Matthew Tan calls time on this: we are not competitors in a market. If the world has taken its freedom from the Kingdom of God and chosen instead the market as the milieu for human society and relations, so be it. But it is a disaster for the world and for humanity: time now to set ourselves up as a completely different way of being human; time now to declare the Church to be an alternative society. Instead of vying in competition, hoping that people will buy our idea in a multitudinous world of options where we are just one of the choices on offer, it is time to say that we alone represent the universe as it is, the created order built on loving relationships, unreserved mutual self-giving, of complete and unreserved sacrifice that alone leads to resurrection and renewal, through the radical power of forgiveness, service and worship. For the created order is not its own end – it is Christ who is its Lord and all else follows from that and falls in place behind it. His existence does not depend on my decision to believe he exists or not, though to hear most people think you would think English people imagine him to be Peter Pan’s tutelary spirit, depending on audience applause for survival.

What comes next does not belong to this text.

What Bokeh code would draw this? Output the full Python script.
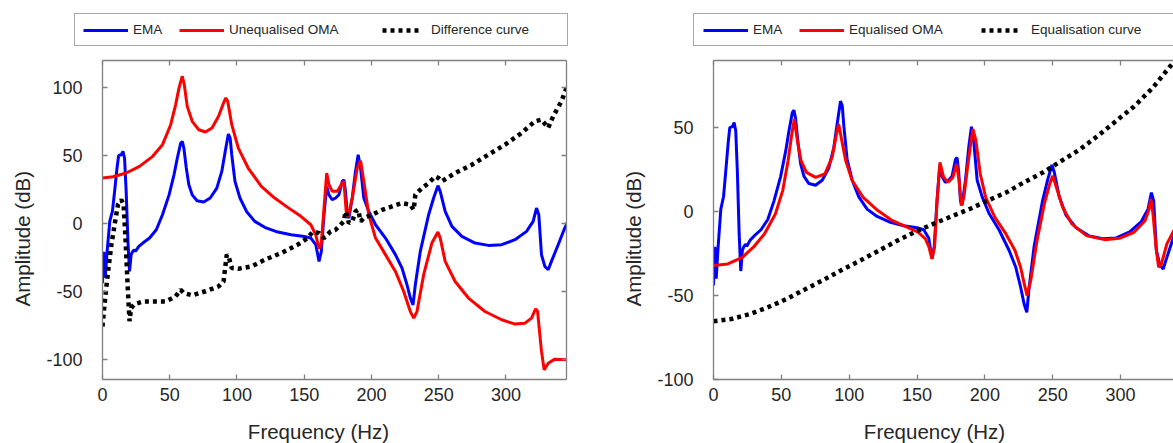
from bokeh.plotting import figure
from bokeh.models import LinearAxis, FixedTicker, Range1d, Legend, LegendItem, Title, Label
from bokeh.layouts import row, column
from bokeh.embed import file_html
from bokeh.resources import INLINE

# ---------------- data ----------------
freq_ticks = [0, 50, 100, 150, 200, 250, 300]
left_yticks = [-100, -50, 0, 50, 100]
right_yticks = [-100, -50, 0, 50]

ema_f = [0, 1, 2, 3.4, 5.4, 7.4, 9, 10.8, 12, 14, 15.2, 16.4, 17.6, 18.9, 20.1, 21.3,
         22.5, 23.8, 24.5, 27, 30, 35, 40, 44.6, 49.5, 53.2, 55.6, 58.1, 59.3, 60.5,
         62.3, 64.2, 66.7, 70.3, 75.2, 80.1, 85, 88.7, 91.7, 93.6, 94.9, 96.1, 98.5,
         102.2, 107.1, 113.2, 120.6, 130.4, 140.2, 150, 154.9, 158.6, 161, 162.7, 164.7,
         166.7, 168.4, 170.8, 173.3, 175.8, 178.3, 179.5, 180.7, 182, 183.2, 185.7, 188.1,
         190.1, 191.9, 194.3, 198, 203, 210.4, 217.8, 222.7, 226.4, 228.9, 230.9, 232.6,
         236.3, 242.5, 246.2, 249.4, 251.1, 254.8, 259.8, 267.2, 277, 286.9, 296.8, 306.7,
         315.3, 320.2, 322.7, 324.4, 326.4, 328.9, 331.4, 333.8, 338.8, 343.7, 346]
ema_db = [-44, -21, -40, -21, 1.5, 9, 23.6, 40.8, 50, 50.6, 53, 48, 23.6, -13, -35.4, -23,
          -20.6, -19.4, -20.6, -17, -14.5, -10.8, -4.7, 6.4, 21, 36, 48, 59, 60.4, 55.5,
          40.8, 28.5, 21, 16.7, 15.7, 18.7, 26, 38.3, 55.5, 65.8, 62.9, 50.6, 31,
          18.7, 8.8, 1.5, -2.9, -6.4, -8.4, -9.6, -10.8, -15.7, -28, -20.6, 6.4,
          27.3, 21, 17.4, 18.7, 21.1, 31, 32.2, 23.6, 6.4, 3.9, 18.7, 38.3,
          50.6, 40.8, 18.7, 8.8, -1, -10.8, -23, -33, -45.2, -55, -60, -45.2,
          -20.6, 6.4, 18.7, 27.8, 23.6, 8.8, -2.2, -9.6, -14.5, -16.2, -15.7, -12,
          -5.9, 1.5, 11.3, 6.4, -23.1, -31.7, -34.2, -28, -15.7, -3.4, 1.5]

oma_f = [0, 7.8, 17.6, 27.5, 37.3, 44.6, 50.7, 54.4, 56.9, 59.3, 60.8, 63, 66.7, 71.6,
         76.5, 81.4, 86.3, 90, 91.7, 93.1, 96.1, 101, 108.3, 118.1, 128, 137.7, 147.5,
         154.9, 158.6, 161, 162.7, 164.7, 166.7, 168.4, 170.8, 174.6, 178.3, 179.5, 181.2,
         182.7, 185.7, 189.4, 191.9, 194.3, 198, 203, 210.4, 217.8, 223.9, 228.9, 231.4,
         233.8, 238.8, 244.9, 249.4, 251.1, 254.8, 262.2, 272.1, 284.4, 296.8, 306.7,
         314.1, 319, 322, 323.5, 326.4, 328.4, 331.4, 336.3, 346.2]
oma_db = [33.4, 34.4, 37.1, 42, 49.4, 58, 72.7, 87.5, 99.8, 108.4, 102.2, 86.2, 75.2, 69,
          67.3, 70.3, 78.9, 88.7, 92.4, 90, 72.7, 55.5, 40.8, 27.3, 18.7, 11.8, 5.2,
          -1, -8.4, -18.7, -14.5, 11.3, 37.1, 28.5, 23.6, 23.6, 29.7, 31, 8.8,
          5.2, 18.7, 40.8, 46.2, 31, 6.4, -10.8, -23, -35.4, -50, -65, -69.8,
          -65, -37.8, -14.5, -6.4, -10.8, -28, -42.8, -55, -64.9, -71, -74.2,
          -73.5, -69.8, -62.9, -64.9, -94.3, -107.9, -103, -100, -100.5]

diff_f = [0, 1, 2.5, 4.2, 6.6, 9, 11.5, 14, 15.7, 17.2, 18.9, 20.1, 21.3, 23.8, 29.9, 37.3,
          47, 54.4, 58.1, 60.5, 66.7, 76.5, 86.3, 90, 92.4, 94.1, 96.1, 101, 110.8, 120.6,
          132.8, 145.1, 152.5, 156.1, 161, 164.7, 169.6, 173.3, 175.8, 179.5, 180.7, 182,
          183.2, 185.7, 188.1, 190.1, 191.9, 194.3, 200.5, 207.9, 215.3, 222.7, 228.9,
          231.4, 232.6, 237.5, 242.5, 247.4, 249.9, 252.3, 262.2, 274.6, 286.9, 299.3,
          311.6, 321.5, 326.4, 331.4, 335.1, 341.2, 345]
diff_db = [-76, -65, -50, -35, -15.7, -1, 13.8, 17.4, 13.8, -13.3, -50, -72, -62.4, -59.5,
           -57.5, -57.5, -57.5, -53.8, -48.9, -51.4, -53, -50, -46.4, -42.8, -23, -25.6,
           -32.9, -33.4, -31.7, -26.8, -21.9, -15.7, -10.8, -6.4, -7.1, -10.8, -5.9, -4.7,
           -2.2, 1.5, 8.8, 5.2, 0.2, 1.5, 8.8, 10, 1.5, 3.9, 6.4, 10, 12.5, 15, 13.8,
           10, 21.1, 26, 29.7, 34.6, 33.4, 31, 37.1, 43.2, 50.6, 58, 66.6, 75.2, 76.4,
           70.3, 78.9, 89.9, 99.8]

eqo_f = [0, 10.5, 21.3, 29.4, 37.5, 45.6, 51, 55, 57.7, 59.6, 61.8, 64.5, 68.5, 75.2, 82,
         87.4, 90.9, 92.2, 94.1, 97.4, 102.2, 110.3, 121.1, 131.9, 142.7, 150.8, 156.2,
         158.8, 161, 162.9, 164.8, 166.9, 169.6, 172.9, 176.4, 179.1, 181, 182.6, 184.5,
         187.2, 189.9, 191.2, 193.4, 196.6, 200.6, 207.4, 215.5, 222.2, 226.3, 229, 231.1,
         233.8, 238.4, 243.8, 247.8, 250, 252.7, 257.3, 264, 274.8, 288.3, 299.1, 309.9,
         318, 320.7, 322.3, 323.9, 326.1, 328, 330.1, 334.1, 339.5]
eqo_db = [-32.1, -31.2, -27.2, -21.2, -13.3, -1.4, 12.5, 30.4, 46.2, 55.2, 42.3, 30.4, 23.4,
          20.4, 22.4, 32.3, 47.2, 52.2, 44.2, 30.4, 18.5, 8.5, 0.6, -5.4, -9.3, -12.3,
          -16.3, -21.2, -28.2, -21.2, 6.5, 29.4, 20.4, 17.5, 20.4, 28.4, 18.5, 3.6, 8.5,
          26.4, 42.3, 49.2, 42.3, 22.4, 8.5, -3.4, -13.3, -23.2, -33.1, -43.1, -50,
          -41.1, -17.3, 4.6, 16.5, 21.4, 14.5, 2.6, -7.3, -14.3, -16.7, -15.9, -12.3,
          -5.4, 0.6, 7.5, -1.4, -21.2, -33.1, -31.2, -19.2, -11]

eqc_f = [0, 13, 27, 40, 54, 67, 81, 94, 108, 121, 135, 148, 162, 175, 189, 202, 216, 229,
         243, 256, 270, 283, 296, 310, 324, 336, 341]
eqc_db = [-65.3, -64, -61, -57, -52, -46.5, -40.7, -35, -29.2, -23.6, -17.5, -12.3, -7.3,
          -3, 1.6, 6.5, 11.5, 17.5, 23.4, 30, 37, 45, 53.5, 62.6, 74, 86, 91]

for a, b in [(ema_f, ema_db), (oma_f, oma_db), (diff_f, diff_db), (eqo_f, eqo_db), (eqc_f, eqc_db)]:
    assert len(a) == len(b), (len(a), len(b))

# ---------------- styling / layout constants ----------------
FONT = "Liberation Sans"
TXT = "#262626"
AXC = "#808080"
W = 1173
TOP_H = 50          # legend strip
MAIN_H = 358        # plots (frame 60..379 on the page)
BOT_H = 443 - TOP_H - MAIN_H   # x-title strip
LEFT_W = 600
RIGHT_W = W - LEFT_W
TITLE_SIZE = "20.5px"
BLUE, RED = "#0000ff", "#ff0000"
LW = 3
BLUE_S = dict(line_color=BLUE, line_width=LW)
RED_S = dict(line_color=RED, line_width=LW)
DOT = dict(line_color="black", line_width=4.5, line_dash="4 4", line_cap="butt")


def bare_figure(width, height, **kw):
    f = figure(width=width, height=height, output_backend="svg", toolbar_location=None,
               title=None, x_axis_location=None, y_axis_location=None,
               min_border=0, min_border_left=0, min_border_right=0,
               min_border_top=0, min_border_bottom=0, **kw)
    f.grid.visible = False
    f.outline_line_color = None
    return f


def style_axis(ax, ticks, labels=True):
    ax.axis_line_color = AXC
    ax.axis_line_width = 1.3
    ax.major_tick_in = 5
    ax.major_tick_out = 0
    ax.major_tick_line_color = AXC
    ax.major_tick_line_width = 1.3
    ax.minor_tick_line_color = None
    ax.major_label_text_font = FONT
    ax.major_label_text_color = TXT
    ax.major_label_text_font_size = "18px"
    if labels:
        ax.major_label_overrides = {t: str(t) for t in ticks}
    else:
        ax.major_label_overrides = {t: "" for t in ticks}
        ax.major_label_standoff = 0


def make_panel(width, bl, br, x_end, y_rng, yticks, right_axis):
    p = figure(width=width, height=MAIN_H, x_range=Range1d(0, x_end), y_range=Range1d(*y_rng),
               output_backend="svg", toolbar_location=None, title=None,
               x_axis_location=None, y_axis_location=None,
               min_border_left=bl, min_border_right=br,
               min_border_top=10, min_border_bottom=MAIN_H - 10 - 319)
    p.grid.visible = False
    p.outline_line_color = None

    xb = LinearAxis(ticker=FixedTicker(ticks=freq_ticks))
    style_axis(xb, freq_ticks)
    xb.major_label_standoff = 8
    p.add_layout(xb, "below")

    xt = LinearAxis(ticker=FixedTicker(ticks=freq_ticks))
    style_axis(xt, freq_ticks, labels=False)
    p.add_layout(xt, "above")

    yl = LinearAxis(ticker=FixedTicker(ticks=yticks))
    style_axis(yl, yticks)
    yl.major_label_standoff = 20
    p.add_layout(yl, "left")
    p.add_layout(Title(text="Amplitude (dB)", align="left", offset=73,
                       vertical_align="middle", standoff=18,
                       text_font=FONT, text_font_size=TITLE_SIZE, text_font_style="normal",
                       text_color=TXT), "left")

    if right_axis:
        yr = LinearAxis(ticker=FixedTicker(ticks=yticks))
        style_axis(yr, yticks, labels=False)
        p.add_layout(yr, "right")
    return p


# ---------------- panels ----------------
left = make_panel(LEFT_W, 98, LEFT_W - 566, 345, (-115, 120), left_yticks, True)
left.line(ema_f, ema_db, **BLUE_S)
left.line(oma_f, oma_db, **RED_S)
left.line(diff_f, diff_db, **DOT)

right = make_panel(RIGHT_W, 713 - LEFT_W, 0, 339, (-100, 90), right_yticks, False)
right.line(ema_f, ema_db, **BLUE_S)
right.line(eqo_f, eqo_db, **RED_S)
right.line(eqc_f, eqc_db, **DOT)

# ---------------- legend strip (top) ----------------
top = bare_figure(W, TOP_H, x_range=Range1d(1000, 1001), y_range=Range1d(1000, 1001))
# the sample renderers carry the series but lie outside this strip's ranges
s_ema = top.line(ema_f, ema_db, **BLUE_S)
s_oma = top.line(oma_f, oma_db, **RED_S)
s_diff = top.line(diff_f, diff_db, **DOT)
s_eqo = top.line(eqo_f, eqo_db, **RED_S)
s_eqc = top.line(eqc_f, eqc_db, **DOT)
ghost = top.line(ema_f, ema_db, line_alpha=0)


def legend_box(x0, w):
    top.add_layout(Legend(items=[LegendItem(label=" ", renderers=[ghost])],
                          location=(x0, TOP_H - 46),
                          padding=0, margin=0, spacing=0, glyph_width=w, glyph_height=31,
                          label_width=0, label_height=0, label_standoff=0,
                          label_text_font_size="1px",
                          border_line_color="#505050", border_line_width=1.2,
                          background_fill_alpha=0), "center")


def legend_entry(r, label, x0, gw, so):
    top.add_layout(Legend(items=[LegendItem(label=label, renderers=[r])],
                          location=(x0, TOP_H - 37.5),
                          padding=0, margin=0, spacing=0, glyph_width=gw, glyph_height=16,
                          label_height=16, label_standoff=so, label_width=0,
                          label_text_font=FONT, label_text_font_size="13.5px",
                          label_text_color=TXT, label_text_baseline="middle",
                          border_line_color=None, background_fill_alpha=0), "center")


legend_box(74, 492)
legend_entry(s_ema, "EMA", 83, 45, 5)
legend_entry(s_oma, "Unequalised OMA", 179, 45, 5)
legend_entry(s_diff, "Difference curve", 382, 40, 9)
legend_box(693, 500)
legend_entry(s_ema, "EMA", 703, 45, 5)
legend_entry(s_eqo, "Equalised OMA", 799, 45, 5)
legend_entry(s_eqc, "Equalisation curve", 981, 40, 10)

# ---------------- x-title strip (bottom) ----------------
bot = bare_figure(W, BOT_H, x_range=Range1d(0, 1), y_range=Range1d(0, 1))
for cx in (318, 934):
    bot.add_layout(Label(x=cx, y=443 - 431, x_units="screen", y_units="screen",
                         text="Frequency (Hz)", text_align="center", text_baseline="middle",
                         text_font=FONT, text_font_size=TITLE_SIZE, text_color=TXT))

layout = column(top, row(left, right, spacing=0), bot, spacing=0)
open("out.html", "w").write(file_html(layout, INLINE))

If we think of Christ and His Mother as kindly European-style monarchs benevolently overseeing everything, hoping it will all turn out nicely in the end, and not getting too much involved, then nothing will change, and there is no point in our being Christian or worshipping in church; that would be just to meet our own emotional needs and calling the spiritual because they looked religious. Instead, we bear in mind centrally what St Paul told us in his letter to the Ephesians, that Christ fills the universe, and he intends us all to come to the full knowledge of faith in him, to reach such a true maturity in him that we reach his own stature.

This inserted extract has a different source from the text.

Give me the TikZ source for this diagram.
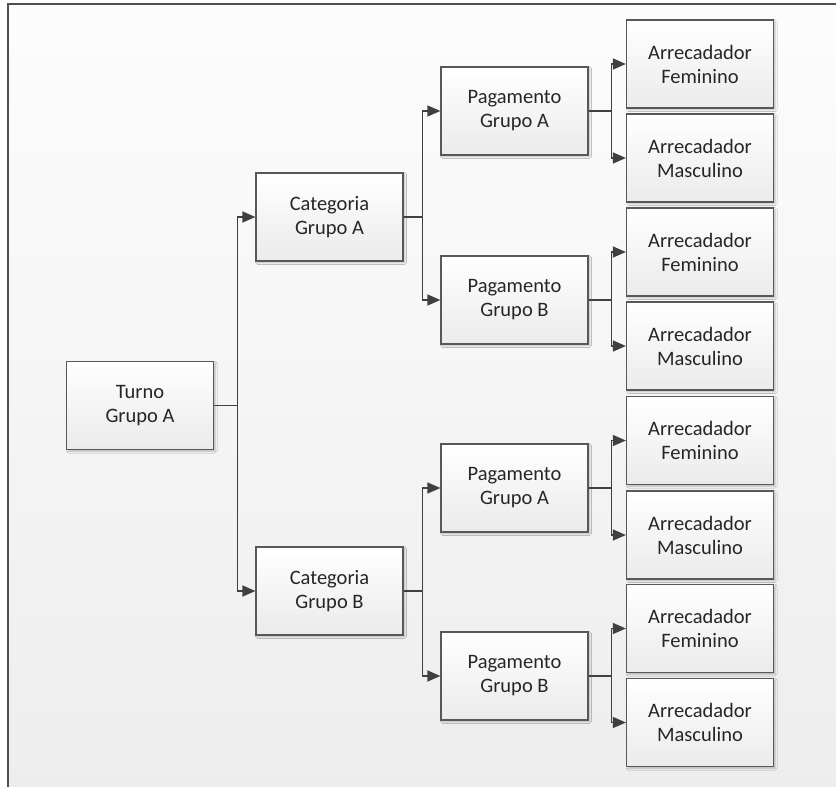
\documentclass[tikz,border=0pt]{standalone}
\usepackage{fontspec}
\setmainfont{Carlito}
\usetikzlibrary{arrows.meta,shadows.blur}
\definecolor{edgegray}{HTML}{585858}
\definecolor{linegray}{HTML}{404040}
\definecolor{textgray}{HTML}{262626}
\tikzset{
  box/.style={draw=edgegray, line width=1.2pt, top color=white, bottom color=black!8,
    minimum width=147pt, minimum height=88pt, inner sep=0pt, align=center,
    text=textgray, font=\fontsize{20.5}{24}\selectfont,
    blur shadow={shadow xshift=1.6pt, shadow yshift=-1.6pt, shadow blur steps=4, shadow opacity=25}},
  link/.style={draw=linegray, line width=1.3pt, -{Triangle[length=13pt,width=11pt]}}
}
\begin{document}
\begin{tikzpicture}[x=1pt,y=-1pt]
\useasboundingbox (0,0) rectangle (836,787);
% page background and frame
\fill[white] (0,0) rectangle (836,787);
\shade[top color=black!1, bottom color=black!7] (8,4) rectangle (836,787);
\draw[edgegray!90!black, line width=1.6pt] (8,787) -- (8,4) -- (836,4);

% level 1
\node[box] (turno) at (140,405.5) {Turno\\Grupo A};
% level 2
\node[box] (catA) at (329.5,217) {Categoria\\Grupo A};
\node[box] (catB) at (329.5,591) {Categoria\\Grupo B};
% level 3
\node[box] (pagAA) at (514.5,111) {Pagamento\\Grupo A};
\node[box] (pagAB) at (514.5,300) {Pagamento\\Grupo B};
\node[box] (pagBA) at (514.5,488) {Pagamento\\Grupo A};
\node[box] (pagBB) at (514.5,676) {Pagamento\\Grupo B};
% level 4
\node[box] (arr1) at (700,64)    {Arrecadador\\Feminino};
\node[box] (arr2) at (700,158)   {Arrecadador\\Masculino};
\node[box] (arr3) at (700,252)   {Arrecadador\\Feminino};
\node[box] (arr4) at (700,346)   {Arrecadador\\Masculino};
\node[box] (arr5) at (700,440.5) {Arrecadador\\Feminino};
\node[box] (arr6) at (700,535)   {Arrecadador\\Masculino};
\node[box] (arr7) at (700,628.5) {Arrecadador\\Feminino};
\node[box] (arr8) at (700,722.5) {Arrecadador\\Masculino};

% connectors
\foreach \p/\c in {turno/catA, turno/catB}
  \draw[link] (\p.east) -- ([xshift=23.5pt]\p.east) |- (\c.west);
\foreach \p/\c in {catA/pagAA, catA/pagAB, catB/pagBA, catB/pagBB}
  \draw[link] (\p.east) -- ([xshift=19pt]\p.east) |- (\c.west);
\foreach \p/\c in {pagAA/arr1, pagAA/arr2, pagAB/arr3, pagAB/arr4,
                   pagBA/arr5, pagBA/arr6, pagBB/arr7, pagBB/arr8}
  \draw[link] (\p.east) -- ([xshift=23pt]\p.east) |- (\c.west);
\end{tikzpicture}
\end{document}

So I cannot see why we say to people that we have doubts about whether God and his vision of heaven for us really exists. The question that faces us is this: “Do you believe that Christ is Lord of the universe, of everything that there is, or do you not?” If you do, then there are consequences and it truly does mean a transformation of our proclamation of what the Church is, why we have been made to belong to it – to reach our true human maturity – and how it is to be the true pattern for civil society founded on the sacrificial love of Christ, and the very endless living of the Trinity of three persons in one God.

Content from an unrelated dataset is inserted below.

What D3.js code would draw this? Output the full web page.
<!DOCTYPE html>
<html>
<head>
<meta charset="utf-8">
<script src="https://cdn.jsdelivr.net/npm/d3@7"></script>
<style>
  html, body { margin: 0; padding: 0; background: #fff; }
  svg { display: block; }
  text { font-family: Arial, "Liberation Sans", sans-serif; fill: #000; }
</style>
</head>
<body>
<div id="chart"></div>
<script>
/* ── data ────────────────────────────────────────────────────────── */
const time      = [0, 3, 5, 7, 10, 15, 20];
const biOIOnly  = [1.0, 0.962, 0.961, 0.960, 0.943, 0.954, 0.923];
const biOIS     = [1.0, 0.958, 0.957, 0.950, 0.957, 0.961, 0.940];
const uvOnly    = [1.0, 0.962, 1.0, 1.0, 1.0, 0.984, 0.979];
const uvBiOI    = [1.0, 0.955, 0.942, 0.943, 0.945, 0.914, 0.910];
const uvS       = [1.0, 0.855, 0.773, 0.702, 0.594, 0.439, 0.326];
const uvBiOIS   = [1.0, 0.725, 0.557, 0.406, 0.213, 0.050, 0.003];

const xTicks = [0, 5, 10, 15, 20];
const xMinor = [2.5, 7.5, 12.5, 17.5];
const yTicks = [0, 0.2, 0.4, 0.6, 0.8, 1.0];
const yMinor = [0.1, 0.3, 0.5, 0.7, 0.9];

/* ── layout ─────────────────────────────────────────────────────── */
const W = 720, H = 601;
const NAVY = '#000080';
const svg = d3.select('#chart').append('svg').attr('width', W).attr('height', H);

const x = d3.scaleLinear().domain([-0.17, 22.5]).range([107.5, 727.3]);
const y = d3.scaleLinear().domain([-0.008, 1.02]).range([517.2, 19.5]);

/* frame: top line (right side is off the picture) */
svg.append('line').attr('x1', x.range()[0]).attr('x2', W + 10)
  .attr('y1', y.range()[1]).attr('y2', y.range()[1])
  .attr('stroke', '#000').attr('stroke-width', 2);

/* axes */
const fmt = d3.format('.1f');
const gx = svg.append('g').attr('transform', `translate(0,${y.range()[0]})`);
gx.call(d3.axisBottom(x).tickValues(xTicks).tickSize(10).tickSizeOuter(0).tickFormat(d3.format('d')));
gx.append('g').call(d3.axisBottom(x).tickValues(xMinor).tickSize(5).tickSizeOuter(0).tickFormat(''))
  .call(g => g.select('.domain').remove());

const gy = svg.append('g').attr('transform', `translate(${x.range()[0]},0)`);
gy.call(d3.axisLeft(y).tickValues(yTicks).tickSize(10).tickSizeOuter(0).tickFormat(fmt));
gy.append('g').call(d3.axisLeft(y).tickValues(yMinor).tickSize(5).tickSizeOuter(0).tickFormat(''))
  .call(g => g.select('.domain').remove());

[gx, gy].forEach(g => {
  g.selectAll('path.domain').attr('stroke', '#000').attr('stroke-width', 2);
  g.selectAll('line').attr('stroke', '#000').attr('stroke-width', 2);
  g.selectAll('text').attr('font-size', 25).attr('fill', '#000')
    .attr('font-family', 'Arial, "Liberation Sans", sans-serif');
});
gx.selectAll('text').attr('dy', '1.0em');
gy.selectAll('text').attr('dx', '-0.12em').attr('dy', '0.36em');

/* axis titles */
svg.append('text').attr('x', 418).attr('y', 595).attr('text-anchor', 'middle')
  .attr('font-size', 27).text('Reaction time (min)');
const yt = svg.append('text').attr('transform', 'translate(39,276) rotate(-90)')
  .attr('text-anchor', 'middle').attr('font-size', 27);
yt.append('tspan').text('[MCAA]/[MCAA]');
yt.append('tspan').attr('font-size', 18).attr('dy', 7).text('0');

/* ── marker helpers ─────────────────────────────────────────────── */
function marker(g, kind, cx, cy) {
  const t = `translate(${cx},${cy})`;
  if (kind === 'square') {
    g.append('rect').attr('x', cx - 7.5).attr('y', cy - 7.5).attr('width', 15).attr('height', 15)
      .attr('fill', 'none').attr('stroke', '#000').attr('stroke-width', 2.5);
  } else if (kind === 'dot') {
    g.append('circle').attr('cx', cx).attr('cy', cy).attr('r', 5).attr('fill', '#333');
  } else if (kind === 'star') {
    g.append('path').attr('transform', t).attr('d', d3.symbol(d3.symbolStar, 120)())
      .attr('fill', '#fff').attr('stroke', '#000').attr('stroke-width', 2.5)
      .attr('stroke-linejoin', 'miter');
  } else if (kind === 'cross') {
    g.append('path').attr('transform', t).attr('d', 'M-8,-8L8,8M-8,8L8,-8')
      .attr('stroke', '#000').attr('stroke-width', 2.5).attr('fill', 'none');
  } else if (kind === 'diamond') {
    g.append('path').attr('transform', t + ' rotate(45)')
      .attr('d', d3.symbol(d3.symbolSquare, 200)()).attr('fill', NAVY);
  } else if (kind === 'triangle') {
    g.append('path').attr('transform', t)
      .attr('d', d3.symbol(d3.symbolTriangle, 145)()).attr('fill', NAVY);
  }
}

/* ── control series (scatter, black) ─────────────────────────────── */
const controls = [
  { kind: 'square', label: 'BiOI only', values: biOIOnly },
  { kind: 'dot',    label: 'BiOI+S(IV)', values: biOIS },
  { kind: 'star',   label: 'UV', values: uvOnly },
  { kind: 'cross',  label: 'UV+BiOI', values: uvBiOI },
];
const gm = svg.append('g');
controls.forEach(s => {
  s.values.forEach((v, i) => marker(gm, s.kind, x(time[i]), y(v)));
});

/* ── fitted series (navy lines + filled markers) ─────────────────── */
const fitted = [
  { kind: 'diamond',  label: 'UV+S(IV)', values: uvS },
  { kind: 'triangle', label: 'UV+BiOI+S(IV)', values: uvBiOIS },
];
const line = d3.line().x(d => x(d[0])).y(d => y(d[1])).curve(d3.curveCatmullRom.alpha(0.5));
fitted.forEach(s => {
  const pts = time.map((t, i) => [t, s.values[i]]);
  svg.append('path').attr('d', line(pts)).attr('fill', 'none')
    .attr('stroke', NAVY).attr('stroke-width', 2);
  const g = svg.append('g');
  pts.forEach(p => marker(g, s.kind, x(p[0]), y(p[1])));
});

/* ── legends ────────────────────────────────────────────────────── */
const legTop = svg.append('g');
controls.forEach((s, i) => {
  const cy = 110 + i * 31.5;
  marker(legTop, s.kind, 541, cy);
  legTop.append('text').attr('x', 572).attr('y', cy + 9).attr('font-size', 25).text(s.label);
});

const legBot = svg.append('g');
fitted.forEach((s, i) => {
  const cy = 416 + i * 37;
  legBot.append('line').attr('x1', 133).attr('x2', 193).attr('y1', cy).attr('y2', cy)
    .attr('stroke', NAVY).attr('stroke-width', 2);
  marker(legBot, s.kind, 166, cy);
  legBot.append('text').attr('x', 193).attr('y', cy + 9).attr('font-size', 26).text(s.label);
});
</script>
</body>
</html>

It is in this universe that Our Lady of the Salve Regina stands as the Queen who is in power. She is no constitutional monarch, acting on the advice of ministers, merely benign towards our pleas and prayers, influential upon us and others only in so far as we can press her to be reactive to our interests, thus ever being conformed by us to our world. Instead, the hearer of prayers is effectual, the worker of change in individuals, and whole movements in society’s truest manifestation – the People of God – in a universe of which Christ rules, the Lord who is to be heard and obeyed, and whom our states, our civil societies and our market must likewise in the end come to obey.

This may be a “vale of tears” and “exile” for humanity according to this understanding, but it is not exile from God or his Kingdom; nor is it beyond the reach of his sovereign work. The Salve Regina declares our faith that a Queen has been appointed the advocate of this humanity as it is truly intended to be - an advocate who will turn the attention of all on the Lord of that Kingdom. Pope Benedict told us prophetically that our society is well placed to have the conversation in which faith illuminates our world, so that its kingdoms will be the Kingdom of the Lord and of his Christ. If all of us in the Church who are the People of God were to reject the falsely “realistic” barking at us in the market and to exist in and for the “Kingdom not of this world”, the “most gracious advocate” sustains our attention on what people are truly for and why nothing other than Christ is all that is to be said of the entirety of humanity and human living.